INIBIOMA   20415
INSTITUTO DE INVESTIGACIONES EN BIODIVERSIDAD Y MEDIOAMBIENTE
Unidad Ejecutora - UE
congresos y reuniones científicas
Título:
Landscape conservation in Patagonia: molecular clues to past reconstruction, present analysis, and prediction of future scenarions
Autor/es:
PREMOLI A.C.
Reunión:
Congreso; IUFRO Landscape ecology Conference. Sustaining humans and forests in changing landscapes: Forests, society and global change; 2012
Resumen:
Spatially and temporally dynamic landscapes characterize areas occupied by native forests within temperate and subtropical montane areas. Any widespread species inhabiting such forests most probably consist of populations whose genetic characteristics will reflect past and current natural and anthropogenic disturbances shaping their gene pools. Spatially explicit sampling of natural populations and the use of different molecular markers can help to trace historical events occurring at distinct timelines. While the use of slow-evolving genetic markers with cytoplasmic mode of inheritance may help to elucidate past events, other more rapidly evolving ones such as nuclear markers may assist to interpret contemporaneous processes. In addition, molecular data can be crossed with independent proxy information such as ecological niche modeling and fossil data to understand past and current gene flow rates.

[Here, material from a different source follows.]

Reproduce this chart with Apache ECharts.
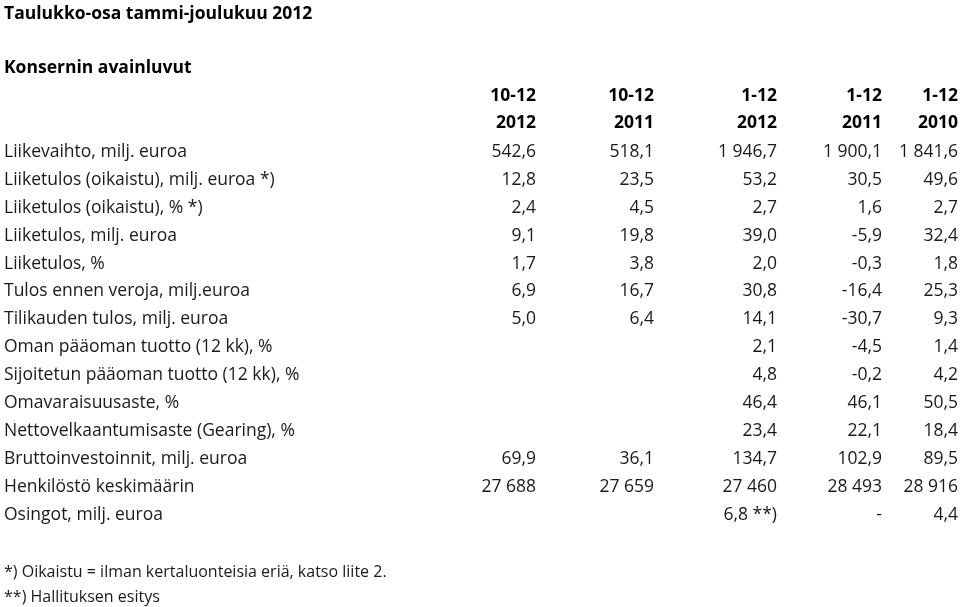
<!DOCTYPE html>
<html><head><meta charset="utf-8">
<script src="https://cdn.jsdelivr.net/npm/echarts@6/dist/echarts.min.js"></script>
<style>html,body{margin:0;background:#fff}#c{width:960px;height:607px}</style>
</head><body><div id="c"></div>
<script>
const title = "Taulukko-osa tammi-joulukuu 2012";
const subtitle = "Konsernin avainluvut";
const headerTop = ["10-12","10-12","1-12","1-12","1-12"];
const headerBottom = ["2012","2011","2012","2011","2010"];
const rowLabels = ["Liikevaihto, milj. euroa","Liiketulos (oikaistu), milj. euroa *)","Liiketulos (oikaistu), % *)","Liiketulos, milj. euroa","Liiketulos, %","Tulos ennen veroja, milj.euroa","Tilikauden tulos, milj. euroa","Oman pääoman tuotto (12 kk), %","Sijoitetun pääoman tuotto (12 kk), %","Omavaraisuusaste, %","Nettovelkaantumisaste (Gearing), %","Bruttoinvestoinnit, milj. euroa","Henkilöstö keskimäärin","Osingot, milj. euroa"];
const col1 = ["542,6","12,8","2,4","9,1","1,7","6,9","5,0","","","","","69,9","27 688",""];
const col2 = ["518,1","23,5","4,5","19,8","3,8","16,7","6,4","","","","","36,1","27 659",""];
const col3 = ["1 946,7","53,2","2,7","39,0","2,0","30,8","14,1","2,1","4,8","46,4","23,4","134,7","27 460","6,8 **)"];
const col4 = ["1 900,1","30,5","1,6","-5,9","-0,3","-16,4","-30,7","-4,5","-0,2","46,1","22,1","102,9","28 493","-"];
const col5 = ["1 841,6","49,6","2,7","32,4","1,8","25,3","9,3","1,4","4,2","50,5","18,4","89,5","28 916","4,4"];
const footnotes = ["*) Oikaistu = ilman kertaluonteisia eriä, katso liite 2.","**) Hallituksen esitys"];

const F = '"Open Sans",sans-serif';
const cols = [col1,col2,col3,col4,col5];
const colX = [536,654,777,882,958];
const rowY0 = 152, rowStep = 27.9;
const els = [];
function t(x,y,s,opt){els.push({type:'text',x:x,y:y,style:Object.assign({text:s,fill:'#1a1a1a',font:'17.5px '+F,textVerticalAlign:'middle'},opt||{})});}
t(4,14,title,{font:'bold 17.5px '+F,fill:'#000'});
t(4,68,subtitle,{font:'bold 17.5px '+F,fill:'#000'});
headerTop.forEach((h,i)=>t(colX[i],96,h,{font:'bold 17.5px '+F,textAlign:'right',fill:'#000'}));
headerBottom.forEach((h,i)=>t(colX[i],123,h,{font:'bold 17.5px '+F,textAlign:'right',fill:'#000'}));
rowLabels.forEach((l,r)=>{
  const y=rowY0+r*rowStep;
  t(4,y,l);
  cols.forEach((c,i)=>{ if(c[r]) t(colX[i],y,c[r],{textAlign:'right'}); });
});
t(4,572,footnotes[0],{font:'16px '+F});
t(4,597,footnotes[1],{font:'16px '+F});
const chart = echarts.init(document.getElementById('c'));
chart.setOption({animation:false,graphic:{elements:els}});
</script></body></html>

Genetic studies were performed on dominant tree species of temperate forests of southern Argentina and Chile and montane subtropical woodlands of northern Argentina and southern Bolivia. These were conducted sampling multiple populations along their total species? ranges which were analyzed by nuclear and cytoplasmically inherited markers. In addition, other studies were performed at the local scale in temperate areas to understand species-specific responses to natural disturbances, i.e. fire and fragmentation. Past events such as changes in climate and disturbances occurring at distinct spatial scales have had a profound imprint on the gene pool of native trees and species? responses varied according to their ecological and life history traits. This information can be used to model future responses under changing climates.